Acontece que isso não é suficiente para virar as coisas moralmente a favor de Dilma: durante uma década, muitos dos “golpistas” foram aliados (alguns tendo inclusive ocupado pastas ministeriais) da ex-presidente e de Lula. Sua corrupção, se comprovada, é de natureza venal e pessoal. Já a do PT, que organizou um vasto esquema de pagamento de propinas, centrado na Petrobrás, a fim de viabilizar um “projeto hegemônico que passava pelo crescente controle do Parlamento, dos juízes e também, se tudo desse certo, da própria imprensa”, como escreveu recentemente o jornalista e ex-deputado federal Fernando Gabeira em sua coluna no jornal O Globo, é uma corrupção de caráter mais sinistro. Dilma foi presidente do conselho de administração da Petrobrás (entre 2003 e 2010) e em seguida assumiu a Presidência da República, enquanto o esquema operava a todo vapor. Dizer que não sabia de nada ― e que tampouco estava a par de que na campanha presidencial de 2014 seu marqueteiro João Santana foi pago com recursos provenientes de propinas ― cheira a negligência.

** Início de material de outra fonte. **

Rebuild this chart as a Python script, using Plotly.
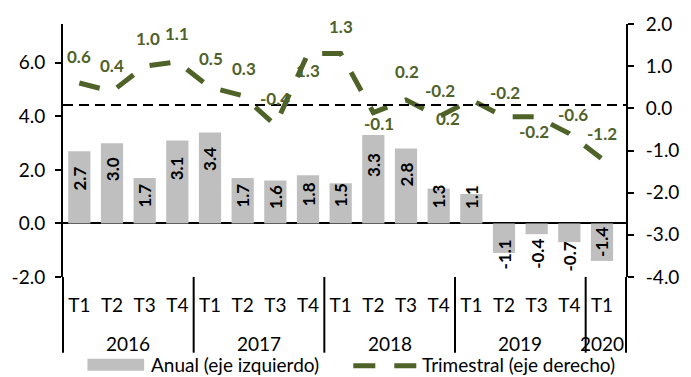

Não foi o escândalo da Petrobrás, por si só, que derrubou Dilma. Quando, em dezembro do ano passado, Cunha deu início ao impeachment, poucos analistas políticos acreditavam que o processo seguiria em frente. O vagalhão que acabou por remover a petista do Planalto deveu-se inteiramente a sua incompetência e à insatisfação da opinião pública com sua desastrada condução da economia. Acima de tudo, Dilma foi incapaz de construir alianças no Congresso ― as quais nem sempre envolvem a troca de favores. A crise de governabilidade prolongou a desaceleração da economia, revertendo alguns dos avanços sociais conquistados durante o governo Lula. A renúncia de Dilma ou a convocação de novas eleições teriam equacionado a situação com menos desarmonia. Mas a petista se recusou a deixar voluntariamente o cargo e a antecipação das eleições era constitucionalmente complicada.

E é nesse pé que estão as coisas no Brasil. De onde se podem tirar algumas lições. Uma delas é que Dilma pagou o preço máximo por sua irresponsabilidade fiscal (cuja extensão ultrapassou em muito a minúcias contábeis usadas para condená-la). Isso deveria servir como advertência salutar para os políticos gastões da América Latina. A segunda lição é que os brasileiros querem cobrar os governantes por seus atos. Temer perderá toda a legitimidade se se render à pressão dos aliados para conter as investigações sobre o escândalo da Petrobrás ou ajudar Cunha a se livrar da Justiça.

A terceira lição é que o Brasil, com sua sólida tradição parlamentar, é um País em que nenhum presidente consegue governar contra o Congresso. Quando brande os 54 milhões de votos que teve na eleição de 2014, Dilma se esquece de que esses votos também foram dados a Temer e que o senadores exercem mandatos igualmente democráticos. Pode-se concluir, assim, que o Brasil acabou oferecendo um curso acelerado em teoria constitucional para líderes como Nicolás Maduro, o presidente ditatorial da Venezuela. O legado de um impeachment conflituoso não é de todo mau.